Working through the growing pains of establishing a sound and a solid line-up to execute it, the Scarlet Sins ranks were strengthened with the addition of bassist Tanya Nicklaus. The band’s work-in-progress Alice In Chains meets Black Sabbath gone Black Label Society delivery brought the Sinners noteworthy recognition throughout Ontario and Quebec, quickly turning them into a club staple in their Toronto stomping grounds. Mid-2007 saw the entrance of drummer Elie Bertrand, a skinbashing powerhouse despite her youth that sealed the deal and solidified Scarlet Sins’ musical direction.
The self-titled debut album issued in September 2007 is, quite simply, a feast of heavy guitar riffs, aggressive drums, melodic solos and dark grooves. A defiant mix of styles that stays within the realms of metal, there is something for every fan of distortion-heavy ear-scorching mayhem.
“The dark aspect of our music, I guess that comes from us putting all our anger, our angst and sadness into the songs,” says NuVynska, who carries the mood of the album with “one of the most unique female voices” according to Brave Words & Bloody Knuckles writer Carl Begai. “We put all our energy into that so it’s almost like therapy. We’re generally really happy people outside of those songs.”
Produced by Richard Chycki, who boasts a catalogue of work for acts including Rush, Aerosmith and Simple Plan to name only a few, the album is the equivalent of a sonic freight train. An album is only as good as its players, however, and Chycki agrees he had real talent to work with.
“Anyone that hears the Sins CD can’t believe it’s a bunch of girls,” he says. “That’s such a stereotype, isn’t it? Really, they’re simply a solid, energetic band with good songwriting. Given that they rock and don’t need to play the overt sex card at all.”
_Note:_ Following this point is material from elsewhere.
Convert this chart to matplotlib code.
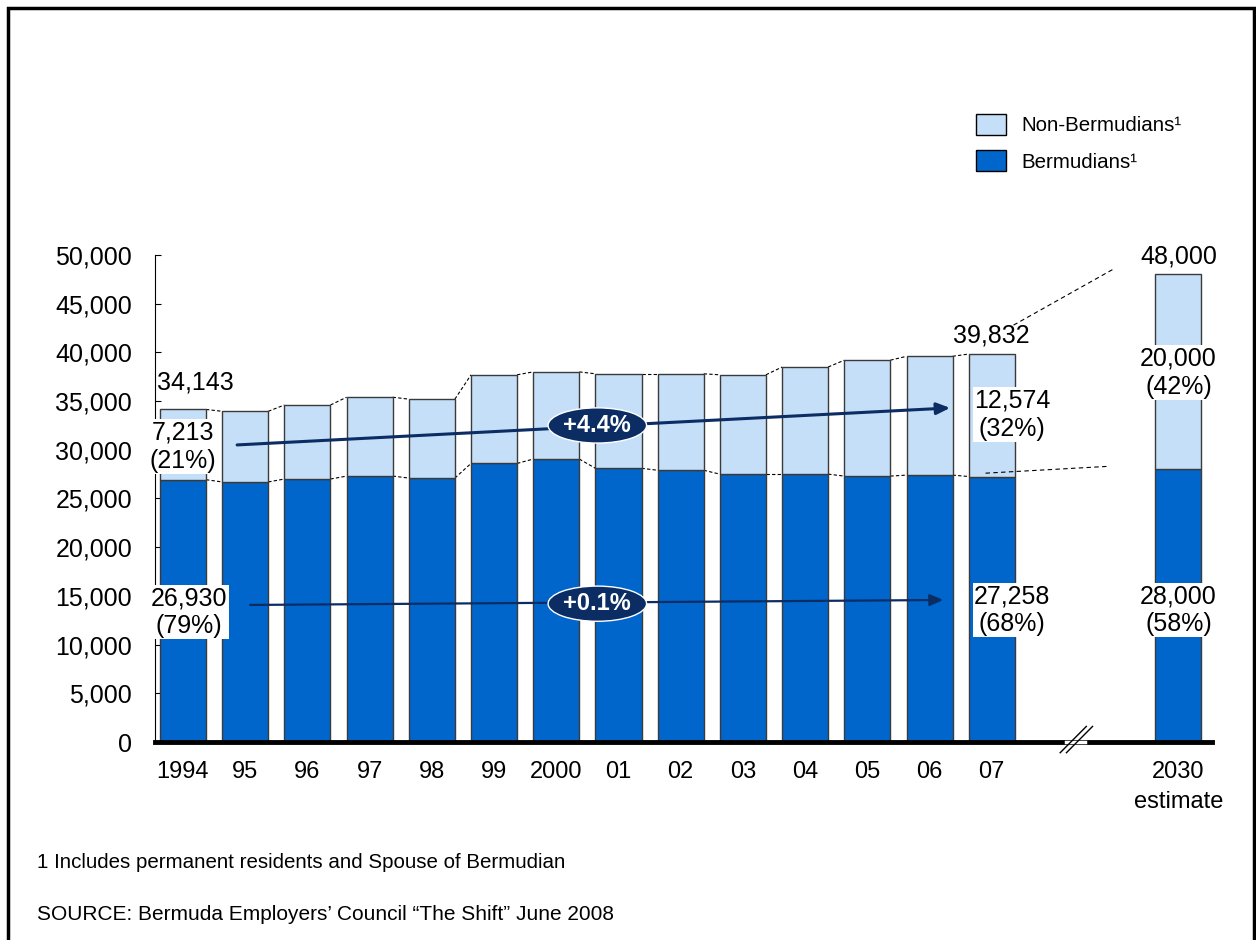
import numpy as np
import matplotlib.pyplot as plt
from matplotlib.patches import Rectangle

plt.rcParams['font.family'] = ['Liberation Sans', 'DejaVu Sans']

years = ['1994', '95', '96', '97', '98', '99', '2000', '01', '02', '03', '04', '05', '06', '07']
bermudians = [26930, 26700, 27000, 27300, 27100, 28600, 29050, 28100, 27900, 27500, 27500, 27300, 27400, 27258]
totals = [34143, 33950, 34600, 35400, 35200, 37700, 38000, 37800, 37800, 37700, 38500, 39200, 39600, 39832]
est_label = '2030\nestimate'
est_bermudians = 28000
est_total = 48000

light = '#c6dff8'
dark = '#0066cc'
navy = '#0b2d64'
edge = '#3a3a3a'

x = np.arange(len(years))
x_est = 16
non_berm = [t - b for t, b in zip(totals, bermudians)]
w = 0.74

fig = plt.figure(figsize=(12.56, 9.4), dpi=100)
ax = fig.add_axes([155 / 1256, 198 / 940, 1057 / 1256, 487 / 940])

ax.bar(x, bermudians, w, color=dark, edgecolor=edge, linewidth=1, zorder=2)
ax.bar(x, non_berm, w, bottom=bermudians, color=light, edgecolor=edge, linewidth=1, zorder=2)
ax.bar(x_est, est_bermudians, w, color=dark, edgecolor=edge, linewidth=1, zorder=2)
ax.bar(x_est, est_total - est_bermudians, w, bottom=est_bermudians, color=light,
       edgecolor=edge, linewidth=1, zorder=2)

# dashed connectors between neighbouring bar tops
for series in (totals, bermudians):
    for i in range(len(years) - 1):
        ax.plot([x[i] + w / 2, x[i + 1] - w / 2], [series[i], series[i + 1]],
                ls=(0, (3, 2)), color='black', lw=0.8, zorder=1)
ax.plot([13.35, 14.94], [42800, 48500], ls=(0, (4, 3)), color='black', lw=0.8, zorder=1)
ax.plot([12.9, 14.87], [27600, 28300], ls=(0, (4, 3)), color='black', lw=0.8, zorder=3)

ax.set_xlim(-0.45, 16.54)
ax.set_ylim(0, 50000)
ax.set_yticks(np.arange(0, 50001, 5000))
ax.set_yticklabels([f'{v:,}' for v in range(0, 50001, 5000)], fontsize=18)
ax.tick_params(axis='y', direction='in', length=4, width=0.8, pad=16.5)
ax.set_xticks(list(x) + [x_est])
ax.set_xticklabels(years + [est_label], fontsize=17, linespacing=1.45)
ax.tick_params(axis='x', length=0, pad=14)
for s in ('top', 'right'):
    ax.spines[s].set_visible(False)
ax.spines['left'].set_linewidth(0.8)
ax.spines['bottom'].set_linewidth(3.5)

# axis break
for dx in (0, 0.1):
    ax.plot([14.1 + dx, 14.52 + dx], [-1100, 1600], color='black', lw=1, clip_on=False, zorder=5)
ax.plot([14.2, 14.5], [0, 0], color='white', lw=2.5, zorder=4, clip_on=False)

box = dict(facecolor='white', edgecolor='none', pad=1)
lab = dict(fontsize=18, ha='center', va='center', linespacing=1.2, zorder=6)
ax.text(-0.42, 36900, f'{totals[0]:,}', ha='left', va='center', fontsize=18, zorder=6)
ax.text(0, 30300, f'{non_berm[0]:,}\n({non_berm[0] / totals[0]:.0%})', bbox=box, **lab)
ax.text(0.1, 13350, f'{bermudians[0]:,}\n({bermudians[0] / totals[0]:.0%})', bbox=box, **lab)
ax.text(13, 41700, f'{totals[-1]:,}', **lab)
ax.text(13.33, 33600, f'{non_berm[-1]:,}\n({non_berm[-1] / totals[-1]:.0%})', bbox=box, **lab)
ax.text(13.33, 13550, f'{bermudians[-1]:,}\n({bermudians[-1] / totals[-1]:.0%})', bbox=box, **lab)
ax.text(x_est, 49800, f'{est_total:,}', **lab)
ax.text(x_est, 37900, f'{est_total - est_bermudians:,}\n({(est_total - est_bermudians) / est_total:.0%})',
        bbox=box, **lab)
ax.text(x_est, 13550, f'{est_bermudians:,}\n({est_bermudians / est_total:.0%})', bbox=box, **lab)

# growth arrows
ax.annotate('', xy=(12.33, 34300), xytext=(0.87, 30500),
            arrowprops=dict(arrowstyle='-|>,head_length=0.8,head_width=0.35', color=navy, lw=2.2,
                            shrinkA=0, shrinkB=0), zorder=7)
ax.annotate('', xy=(12.22, 14580), xytext=(1.08, 14070),
            arrowprops=dict(arrowstyle='-|>,head_length=0.8,head_width=0.35', color=navy, lw=1.6,
                            shrinkA=0, shrinkB=0), zorder=7)
ell = dict(boxstyle='ellipse,pad=0.04', facecolor=navy, edgecolor='white', linewidth=1)
ax.text(6.66, 32500, '+4.4%', color='white', fontsize=17, fontweight='bold', ha='center',
        va='center', bbox=ell, zorder=8)
ax.text(6.66, 14200, '+0.1%', color='white', fontsize=17, fontweight='bold', ha='center',
        va='center', bbox=ell, zorder=8)

# legend
handles = [Rectangle((0, 0), 1, 1, facecolor=light, edgecolor='black', linewidth=1),
           Rectangle((0, 0), 1, 1, facecolor=dark, edgecolor='black', linewidth=1)]
fig.legend(handles, ['Non-Bermudians\u00b9', 'Bermudians\u00b9'], loc='upper left',
           bbox_to_anchor=(957 / 1256, 1 - 95 / 940), frameon=False, fontsize=14.8,
           handlelength=1.5, handleheight=1.2, labelspacing=0.75, handletextpad=0.75)

fig.text(37 / 1256, 1 - 862 / 940, '1 Includes permanent residents and Spouse of Bermudian',
         fontsize=14.8, va='center')
fig.text(37 / 1256, 1 - 914 / 940, 'SOURCE: Bermuda Employers\u2019 Council \u201cThe Shift\u201d June 2008',
         fontsize=15, va='center')

# outer frame
fig.add_artist(Rectangle((8 / 1256, -0.01), 1246 / 1256, 1 - 8 / 940 + 0.01, transform=fig.transFigure,
                         fill=False, edgecolor='black', linewidth=2.5))

fig.savefig('out.png', dpi=100)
Since the release of the album, Scarlet Sins have enjoyed recognition outside their regular haunts, and the buzz is getting louder. They put in two shows, including a headline spot, at the Powerbox Festival in Seattle, WA, sharing the stage with legendary metal queen Doro Pesch (ex-Warlock), Vixen and Kittie. Add to this, gigs supporting Buckcherry, Cypress Hill, Ill Scarlett, Helix, April Wine, and Anvil. In June 2008, the band was chosen from 600 Sonicbids applicants for a chance to open for Mötley Crüe at the Sarnia Bayfest in Sarnia, Ontario. Chosen by the Crüe themselves, no less, for a show attended by 16,000 people.
Music speaks for itself, but when it comes to Scarlet Sins, it shouts in your face.